When I first arrived at Versailles, everything was new to me. I would be out walking and I'd smell a flower of such astonishing sweetness it would take my breath away, and I would think, WHAT IS THAT? Or a little round object would suddenly fall on my head, and I would think, WHERE DID THAT COME FROM?

Later I'd discover that the one was jasmine from Spain, the other a black walnut from America, and I was utterly excited, as if no one had ever seen such things before.

Imagine! Antoinette, not so very different from Jacques Carrier, first Frenchman to clap eyes on a polar bear. As if a huge white creature that could devour you in one bite were the same as a walnut.

Of course I mock myself, but everyone knows what I mean. The first time you look out your window and see that it started snowing during the night and is snowing still — and when you fly down a hill on your sleigh it feels as if stars are beating against your face. You want it to happen again and again and again.

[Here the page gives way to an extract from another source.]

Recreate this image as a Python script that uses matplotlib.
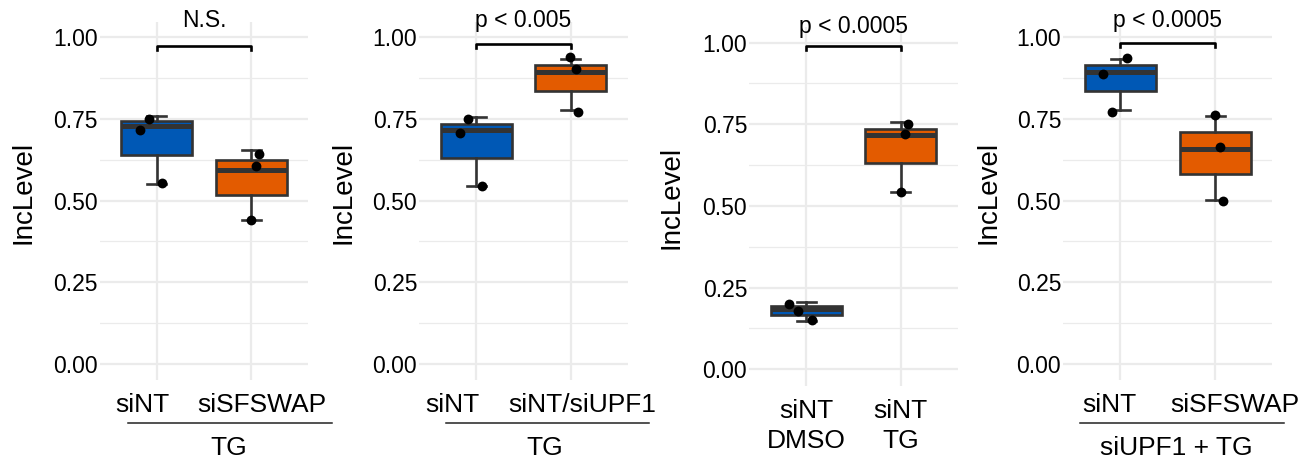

Which is how it was in the first days of my queen-hood as I watched the wardrobe women arrive with their basketloads of underclothes, handkerchiefs, and towels, as well as armloads of dresses from which to choose the ones I'd wear that day. The black? Or the black? Possibly the black. We were in mourning, but all of the dresses, being Rose Bertin's handiwork, were of the most exquisite fabric and cut.